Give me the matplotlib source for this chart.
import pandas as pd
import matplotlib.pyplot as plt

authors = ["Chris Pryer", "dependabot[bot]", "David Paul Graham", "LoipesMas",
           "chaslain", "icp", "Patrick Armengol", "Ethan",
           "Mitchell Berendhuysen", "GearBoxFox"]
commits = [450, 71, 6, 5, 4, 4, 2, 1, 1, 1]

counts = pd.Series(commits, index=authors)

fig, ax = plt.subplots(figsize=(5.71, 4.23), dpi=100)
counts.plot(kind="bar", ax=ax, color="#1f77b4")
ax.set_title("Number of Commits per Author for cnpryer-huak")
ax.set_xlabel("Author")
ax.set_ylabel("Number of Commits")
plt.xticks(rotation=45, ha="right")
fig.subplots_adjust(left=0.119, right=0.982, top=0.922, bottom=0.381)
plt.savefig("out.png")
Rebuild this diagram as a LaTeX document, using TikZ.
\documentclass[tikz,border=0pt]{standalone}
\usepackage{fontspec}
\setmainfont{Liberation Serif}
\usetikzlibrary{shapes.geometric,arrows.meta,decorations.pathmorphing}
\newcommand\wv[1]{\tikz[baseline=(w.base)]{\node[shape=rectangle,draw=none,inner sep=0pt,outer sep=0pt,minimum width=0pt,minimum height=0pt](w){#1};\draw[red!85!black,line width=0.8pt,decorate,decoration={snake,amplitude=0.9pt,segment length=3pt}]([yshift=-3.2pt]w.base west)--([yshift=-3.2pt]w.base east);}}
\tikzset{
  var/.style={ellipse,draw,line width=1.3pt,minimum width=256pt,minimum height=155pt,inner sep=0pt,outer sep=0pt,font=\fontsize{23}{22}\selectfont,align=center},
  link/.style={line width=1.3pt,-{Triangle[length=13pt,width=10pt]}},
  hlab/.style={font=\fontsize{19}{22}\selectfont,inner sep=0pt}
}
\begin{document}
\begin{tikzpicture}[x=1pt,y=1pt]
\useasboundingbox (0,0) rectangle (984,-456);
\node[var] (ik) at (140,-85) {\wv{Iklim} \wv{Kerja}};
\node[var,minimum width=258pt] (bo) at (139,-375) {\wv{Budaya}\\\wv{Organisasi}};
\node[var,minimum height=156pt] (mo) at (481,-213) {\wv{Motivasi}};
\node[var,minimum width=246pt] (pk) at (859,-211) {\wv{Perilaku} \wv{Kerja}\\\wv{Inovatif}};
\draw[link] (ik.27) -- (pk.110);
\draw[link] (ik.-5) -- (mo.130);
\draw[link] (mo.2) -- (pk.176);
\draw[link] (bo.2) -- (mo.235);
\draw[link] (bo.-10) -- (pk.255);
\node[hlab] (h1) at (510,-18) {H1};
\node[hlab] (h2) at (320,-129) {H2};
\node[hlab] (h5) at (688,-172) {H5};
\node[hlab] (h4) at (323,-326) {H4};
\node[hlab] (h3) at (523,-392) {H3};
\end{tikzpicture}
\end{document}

+ + + + +

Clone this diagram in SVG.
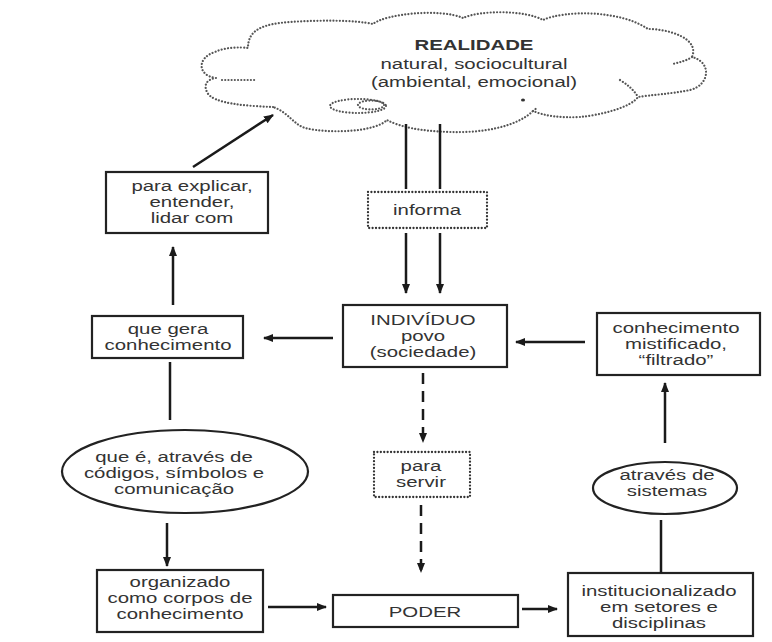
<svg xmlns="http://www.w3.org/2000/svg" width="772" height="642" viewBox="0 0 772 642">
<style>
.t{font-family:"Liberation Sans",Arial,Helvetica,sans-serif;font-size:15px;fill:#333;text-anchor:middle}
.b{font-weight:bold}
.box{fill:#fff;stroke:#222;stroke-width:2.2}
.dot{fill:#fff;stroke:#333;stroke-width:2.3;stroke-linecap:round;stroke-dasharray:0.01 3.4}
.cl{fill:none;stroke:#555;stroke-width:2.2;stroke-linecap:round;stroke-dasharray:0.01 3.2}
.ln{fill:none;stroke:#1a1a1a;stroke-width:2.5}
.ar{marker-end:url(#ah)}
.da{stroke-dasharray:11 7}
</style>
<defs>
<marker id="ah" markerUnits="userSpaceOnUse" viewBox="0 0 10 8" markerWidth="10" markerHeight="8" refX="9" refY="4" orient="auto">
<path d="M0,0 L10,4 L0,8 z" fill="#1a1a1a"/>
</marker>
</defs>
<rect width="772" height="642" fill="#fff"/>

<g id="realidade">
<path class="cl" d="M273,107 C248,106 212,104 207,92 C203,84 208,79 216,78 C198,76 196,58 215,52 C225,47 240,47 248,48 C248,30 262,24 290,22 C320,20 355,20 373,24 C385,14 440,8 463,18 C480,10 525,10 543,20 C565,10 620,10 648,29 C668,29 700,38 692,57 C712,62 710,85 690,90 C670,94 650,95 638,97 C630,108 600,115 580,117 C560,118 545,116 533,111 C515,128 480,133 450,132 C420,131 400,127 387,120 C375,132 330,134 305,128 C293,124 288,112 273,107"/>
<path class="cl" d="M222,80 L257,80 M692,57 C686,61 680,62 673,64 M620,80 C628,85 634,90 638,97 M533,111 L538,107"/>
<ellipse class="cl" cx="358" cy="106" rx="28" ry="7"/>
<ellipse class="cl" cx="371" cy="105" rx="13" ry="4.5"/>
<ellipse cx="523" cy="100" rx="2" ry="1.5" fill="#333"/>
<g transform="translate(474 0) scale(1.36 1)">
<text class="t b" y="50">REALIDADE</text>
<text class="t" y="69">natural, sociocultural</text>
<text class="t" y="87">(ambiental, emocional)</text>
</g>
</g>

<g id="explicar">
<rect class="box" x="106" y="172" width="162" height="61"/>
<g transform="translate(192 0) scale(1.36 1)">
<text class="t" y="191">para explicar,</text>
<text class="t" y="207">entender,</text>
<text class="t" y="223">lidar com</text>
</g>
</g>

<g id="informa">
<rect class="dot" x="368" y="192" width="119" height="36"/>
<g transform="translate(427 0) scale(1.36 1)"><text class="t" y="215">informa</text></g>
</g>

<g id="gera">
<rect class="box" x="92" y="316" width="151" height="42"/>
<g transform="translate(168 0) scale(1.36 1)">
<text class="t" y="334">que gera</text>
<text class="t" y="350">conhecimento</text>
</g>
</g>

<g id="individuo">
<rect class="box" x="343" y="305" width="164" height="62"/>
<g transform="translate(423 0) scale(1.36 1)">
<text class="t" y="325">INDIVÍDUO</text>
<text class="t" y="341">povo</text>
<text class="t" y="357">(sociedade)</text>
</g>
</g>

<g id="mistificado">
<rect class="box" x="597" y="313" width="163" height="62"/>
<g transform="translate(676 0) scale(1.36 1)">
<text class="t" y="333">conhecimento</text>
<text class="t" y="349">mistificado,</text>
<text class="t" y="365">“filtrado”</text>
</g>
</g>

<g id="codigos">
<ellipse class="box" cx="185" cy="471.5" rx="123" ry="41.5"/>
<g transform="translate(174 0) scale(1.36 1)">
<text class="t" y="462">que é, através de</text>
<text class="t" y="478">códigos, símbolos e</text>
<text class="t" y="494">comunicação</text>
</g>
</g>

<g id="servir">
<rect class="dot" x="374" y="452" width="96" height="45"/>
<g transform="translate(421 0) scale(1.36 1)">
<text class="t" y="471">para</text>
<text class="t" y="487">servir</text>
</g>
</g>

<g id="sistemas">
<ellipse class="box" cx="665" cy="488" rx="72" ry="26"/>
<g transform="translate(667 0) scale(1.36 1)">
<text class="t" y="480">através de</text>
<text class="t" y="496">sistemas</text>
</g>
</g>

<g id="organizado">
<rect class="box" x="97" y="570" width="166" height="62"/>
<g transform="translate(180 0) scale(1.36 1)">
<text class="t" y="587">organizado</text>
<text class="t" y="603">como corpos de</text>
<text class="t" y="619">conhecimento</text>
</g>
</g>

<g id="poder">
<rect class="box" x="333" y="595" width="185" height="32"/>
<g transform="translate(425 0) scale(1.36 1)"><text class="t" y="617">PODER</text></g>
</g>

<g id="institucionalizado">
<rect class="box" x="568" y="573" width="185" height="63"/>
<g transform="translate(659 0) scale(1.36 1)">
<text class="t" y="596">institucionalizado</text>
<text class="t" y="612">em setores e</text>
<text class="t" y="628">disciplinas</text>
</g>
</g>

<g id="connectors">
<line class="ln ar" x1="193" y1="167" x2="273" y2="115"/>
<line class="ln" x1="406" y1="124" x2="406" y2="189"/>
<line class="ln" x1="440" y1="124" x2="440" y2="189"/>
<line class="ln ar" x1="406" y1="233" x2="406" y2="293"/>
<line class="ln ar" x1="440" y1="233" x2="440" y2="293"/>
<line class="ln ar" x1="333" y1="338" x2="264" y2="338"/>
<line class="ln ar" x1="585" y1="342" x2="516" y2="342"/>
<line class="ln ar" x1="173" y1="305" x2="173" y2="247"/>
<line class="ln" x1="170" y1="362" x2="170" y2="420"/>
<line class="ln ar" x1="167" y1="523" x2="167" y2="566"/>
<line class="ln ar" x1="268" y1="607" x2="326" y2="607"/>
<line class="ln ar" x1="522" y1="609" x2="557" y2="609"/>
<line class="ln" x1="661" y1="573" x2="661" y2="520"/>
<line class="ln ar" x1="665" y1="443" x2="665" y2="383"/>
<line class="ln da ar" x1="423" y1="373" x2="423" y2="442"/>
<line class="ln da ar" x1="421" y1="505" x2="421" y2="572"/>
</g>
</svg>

+ + + + +

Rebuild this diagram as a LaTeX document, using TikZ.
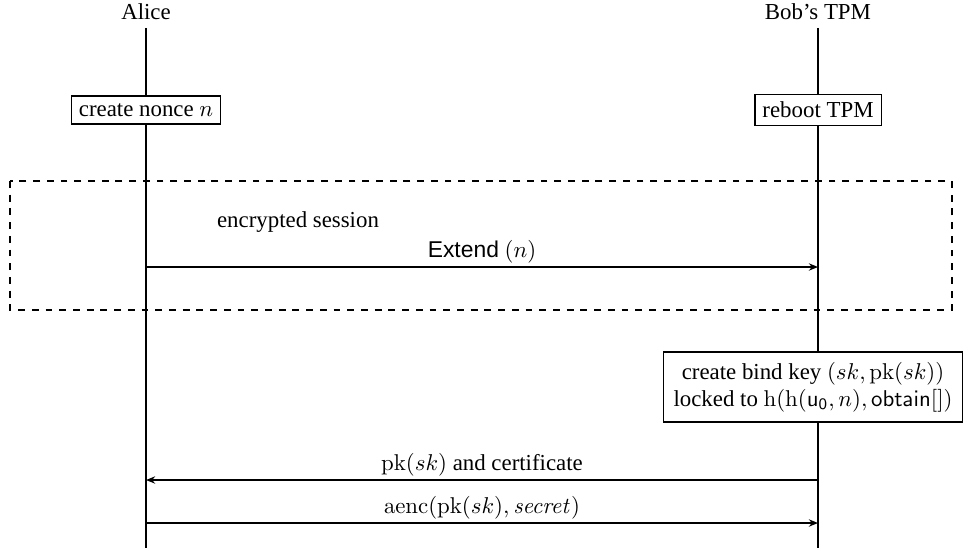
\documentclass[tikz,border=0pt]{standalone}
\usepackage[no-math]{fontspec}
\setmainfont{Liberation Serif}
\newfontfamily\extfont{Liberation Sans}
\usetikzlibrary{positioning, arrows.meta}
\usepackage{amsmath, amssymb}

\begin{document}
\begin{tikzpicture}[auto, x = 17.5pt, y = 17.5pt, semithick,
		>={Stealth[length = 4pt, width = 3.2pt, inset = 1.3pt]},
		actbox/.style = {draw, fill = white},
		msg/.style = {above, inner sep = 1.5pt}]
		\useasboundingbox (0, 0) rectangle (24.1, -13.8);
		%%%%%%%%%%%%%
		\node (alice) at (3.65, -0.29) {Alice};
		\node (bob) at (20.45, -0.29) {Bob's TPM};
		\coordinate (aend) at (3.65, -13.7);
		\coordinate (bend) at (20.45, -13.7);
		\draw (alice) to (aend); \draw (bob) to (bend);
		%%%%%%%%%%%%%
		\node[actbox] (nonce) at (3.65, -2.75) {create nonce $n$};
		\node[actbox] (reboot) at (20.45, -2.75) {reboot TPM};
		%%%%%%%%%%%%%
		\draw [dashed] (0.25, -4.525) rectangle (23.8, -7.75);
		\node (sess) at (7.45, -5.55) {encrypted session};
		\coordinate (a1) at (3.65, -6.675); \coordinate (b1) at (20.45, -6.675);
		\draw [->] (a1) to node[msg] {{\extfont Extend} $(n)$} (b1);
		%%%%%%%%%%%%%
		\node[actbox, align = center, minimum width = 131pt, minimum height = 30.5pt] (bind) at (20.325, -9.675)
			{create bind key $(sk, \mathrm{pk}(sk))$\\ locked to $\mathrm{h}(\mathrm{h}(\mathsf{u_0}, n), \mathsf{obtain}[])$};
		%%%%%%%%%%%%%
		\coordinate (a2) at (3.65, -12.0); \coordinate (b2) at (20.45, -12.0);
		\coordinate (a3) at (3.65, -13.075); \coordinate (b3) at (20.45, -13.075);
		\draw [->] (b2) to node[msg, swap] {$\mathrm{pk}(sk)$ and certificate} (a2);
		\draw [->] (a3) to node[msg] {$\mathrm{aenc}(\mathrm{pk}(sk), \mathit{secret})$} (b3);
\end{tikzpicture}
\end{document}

+ + + + +

Copy out precisely the lines from the line with "Give me the matplotlib source for this chart." to the line with "import matplotlib.pyplot as plt" in the material above, including those two lines and omitting all the rest.

Solved exercise:
Give me the matplotlib source for this chart.
import pandas as pd
import matplotlib.pyplot as plt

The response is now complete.